* BEGIN Listed entries *

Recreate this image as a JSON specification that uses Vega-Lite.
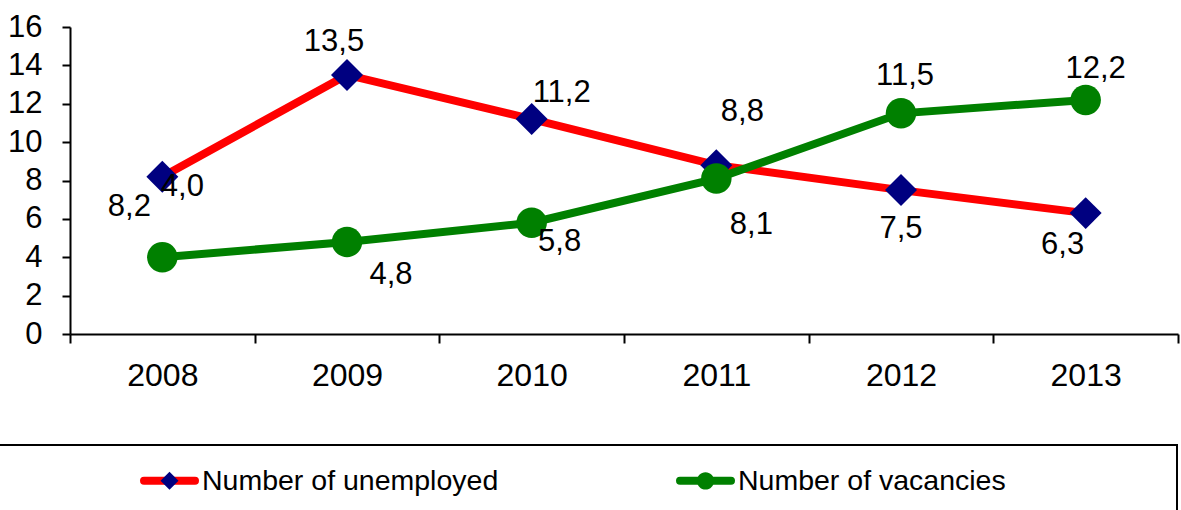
{
  "$schema": "https://vega.github.io/schema/vega-lite/v6.json",
  "width": 1108,
  "height": 307,
  "autosize": {"type": "none"},
  "padding": {"left": 70, "top": 27, "right": 3, "bottom": 176},
  "config": {
    "view": {"stroke": null},
    "font": "Liberation Sans",
    "locale": {"number": {"decimal": ",", "thousands": ".", "grouping": [3], "currency": ["", ""]}}
  },
  "data": {
    "values": [
      {"year": "2008", "series": "Number of unemployed", "value": 8.2},
      {"year": "2009", "series": "Number of unemployed", "value": 13.5},
      {"year": "2010", "series": "Number of unemployed", "value": 11.2},
      {"year": "2011", "series": "Number of unemployed", "value": 8.8},
      {"year": "2012", "series": "Number of unemployed", "value": 7.5},
      {"year": "2013", "series": "Number of unemployed", "value": 6.3},
      {"year": "2008", "series": "Number of vacancies", "value": 4.0},
      {"year": "2009", "series": "Number of vacancies", "value": 4.8},
      {"year": "2010", "series": "Number of vacancies", "value": 5.8},
      {"year": "2011", "series": "Number of vacancies", "value": 8.1},
      {"year": "2012", "series": "Number of vacancies", "value": 11.5},
      {"year": "2013", "series": "Number of vacancies", "value": 12.2}
    ]
  },
  "encoding": {
    "x": {
      "field": "year", "type": "nominal",
      "scale": {"type": "band", "paddingInner": 0, "paddingOuter": 0},
      "axis": {
        "title": null, "labelAngle": 0, "tickBand": "extent",
        "domainColor": "black", "domainWidth": 2, "tickColor": "black", "tickWidth": 2, "tickSize": 9,
        "labelFont": "Liberation Sans", "labelFontSize": 32, "labelColor": "black", "labelPadding": 17
      }
    },
    "y": {
      "field": "value", "type": "quantitative",
      "scale": {"domain": [0, 16], "nice": false},
      "axis": {
        "title": null, "grid": false, "values": [0, 2, 4, 6, 8, 10, 12, 14, 16], "format": "d",
        "domainColor": "black", "domainWidth": 2, "tickColor": "black", "tickWidth": 2, "tickSize": 8,
        "labelFont": "Liberation Sans", "labelFontSize": 31, "labelColor": "black", "labelPadding": 20
      }
    }
  },
  "layer": [
    {
      "transform": [{"filter": "datum.series === 'Number of unemployed'"}],
      "mark": {"type": "line", "strokeWidth": 8},
      "encoding": {
        "color": {
          "field": "series", "type": "nominal",
          "scale": {"domain": ["Number of unemployed", "Number of vacancies"], "range": ["#FF0000", "#008000"]},
          "legend": {
            "orient": "none", "legendX": -73, "legendY": 418, "direction": "horizontal",
            "title": " ", "titleOrient": "right", "titlePadding": 165, "titleFontSize": 70,
            "padding": 6, "strokeColor": "black",
            "symbolType": "stroke", "symbolSize": 2601, "symbolStrokeWidth": 8,
            "symbolOffset": 137, "labelOffset": 3, "columnPadding": 40,
            "labelFont": "Liberation Sans", "labelFontSize": 28.5, "labelColor": "black", "labelLimit": 500,
            "encode": {
              "legend": {"update": {"strokeWidth": {"value": 2}}},
              "symbols": {"update": {"strokeCap": {"value": "round"}}}
            }
          }
        }
      }
    },
    {
      "transform": [{"filter": "datum.series === 'Number of unemployed'"}],
      "mark": {"type": "point", "filled": true, "size": 8200, "opacity": 1},
      "encoding": {
        "fill": {
          "field": "series", "type": "nominal",
          "scale": {"range": ["#000080", "#008000"]},
          "legend": {
            "orient": "none", "legendX": -73, "legendY": 418, "direction": "horizontal",
            "title": null, "padding": 6,
            "symbolSize": 2601, "symbolStrokeWidth": 8,
            "symbolOffset": 137, "labelOffset": 3, "columnPadding": 40,
            "labelFont": "Liberation Sans", "labelFontSize": 28.5, "labelOpacity": 0, "labelLimit": 500,
            "encode": {
              "symbols": {"update": {"strokeOpacity": {"value": 0}, "fillOpacity": {"value": 1}}}
            }
          }
        },
        "shape": {
          "field": "series", "type": "nominal",
          "scale": {"range": ["M0,-0.353L0.353,0L0,0.353L-0.353,0Z", "M-0.337,0A0.337,0.337,0,1,0,0.337,0A0.337,0.337,0,1,0,-0.337,0Z"]}
        }
      }
    },
    {
      "transform": [{"filter": "datum.series === 'Number of vacancies'"}],
      "mark": {"type": "line", "strokeWidth": 8},
      "encoding": {"color": {"field": "series", "type": "nominal"}}
    },
    {
      "transform": [{"filter": "datum.series === 'Number of vacancies'"}],
      "mark": {"type": "point", "filled": true, "size": 8200, "opacity": 1},
      "encoding": {
        "fill": {"field": "series", "type": "nominal"},
        "shape": {"field": "series", "type": "nominal"}
      }
    },
    {"transform": [{"filter": "datum.series === 'Number of unemployed' && datum.year === '2008'"}], "mark": {"type": "text", "fontSize": 31, "font": "Liberation Sans", "color": "black", "dx": -33, "dy": 30}, "encoding": {"text": {"field": "value", "type": "quantitative", "format": ".1f"}}},
    {"transform": [{"filter": "datum.series === 'Number of unemployed' && datum.year === '2009'"}], "mark": {"type": "text", "fontSize": 31, "font": "Liberation Sans", "color": "black", "dx": -13, "dy": -33}, "encoding": {"text": {"field": "value", "type": "quantitative", "format": ".1f"}}},
    {"transform": [{"filter": "datum.series === 'Number of unemployed' && datum.year === '2010'"}], "mark": {"type": "text", "fontSize": 31, "font": "Liberation Sans", "color": "black", "dx": 30, "dy": -26}, "encoding": {"text": {"field": "value", "type": "quantitative", "format": ".1f"}}},
    {"transform": [{"filter": "datum.series === 'Number of unemployed' && datum.year === '2011'"}], "mark": {"type": "text", "fontSize": 31, "font": "Liberation Sans", "color": "black", "dx": 26, "dy": -53}, "encoding": {"text": {"field": "value", "type": "quantitative", "format": ".1f"}}},
    {"transform": [{"filter": "datum.series === 'Number of unemployed' && datum.year === '2012'"}], "mark": {"type": "text", "fontSize": 31, "font": "Liberation Sans", "color": "black", "dx": 0, "dy": 39}, "encoding": {"text": {"field": "value", "type": "quantitative", "format": ".1f"}}},
    {"transform": [{"filter": "datum.series === 'Number of unemployed' && datum.year === '2013'"}], "mark": {"type": "text", "fontSize": 31, "font": "Liberation Sans", "color": "black", "dx": -23, "dy": 32}, "encoding": {"text": {"field": "value", "type": "quantitative", "format": ".1f"}}},
    {"transform": [{"filter": "datum.series === 'Number of vacancies' && datum.year === '2008'"}], "mark": {"type": "text", "fontSize": 31, "font": "Liberation Sans", "color": "black", "dx": 20, "dy": -70}, "encoding": {"text": {"field": "value", "type": "quantitative", "format": ".1f"}}},
    {"transform": [{"filter": "datum.series === 'Number of vacancies' && datum.year === '2009'"}], "mark": {"type": "text", "fontSize": 31, "font": "Liberation Sans", "color": "black", "dx": 44, "dy": 33}, "encoding": {"text": {"field": "value", "type": "quantitative", "format": ".1f"}}},
    {"transform": [{"filter": "datum.series === 'Number of vacancies' && datum.year === '2010'"}], "mark": {"type": "text", "fontSize": 31, "font": "Liberation Sans", "color": "black", "dx": 28, "dy": 19}, "encoding": {"text": {"field": "value", "type": "quantitative", "format": ".1f"}}},
    {"transform": [{"filter": "datum.series === 'Number of vacancies' && datum.year === '2011'"}], "mark": {"type": "text", "fontSize": 31, "font": "Liberation Sans", "color": "black", "dx": 35, "dy": 46}, "encoding": {"text": {"field": "value", "type": "quantitative", "format": ".1f"}}},
    {"transform": [{"filter": "datum.series === 'Number of vacancies' && datum.year === '2012'"}], "mark": {"type": "text", "fontSize": 31, "font": "Liberation Sans", "color": "black", "dx": 4, "dy": -37}, "encoding": {"text": {"field": "value", "type": "quantitative", "format": ".1f"}}},
    {"transform": [{"filter": "datum.series === 'Number of vacancies' && datum.year === '2013'"}], "mark": {"type": "text", "fontSize": 31, "font": "Liberation Sans", "color": "black", "dx": 10, "dy": -31}, "encoding": {"text": {"field": "value", "type": "quantitative", "format": ".1f"}}}
  ]
}
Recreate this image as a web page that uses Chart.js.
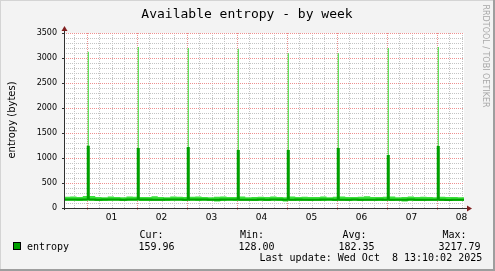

* END Listed entries *

Short exercise = Return all lines of the material above in which the word "uses" occurs.

Task result =
Recreate this image as a JSON specification that uses Vega-Lite.
Recreate this image as a web page that uses Chart.js.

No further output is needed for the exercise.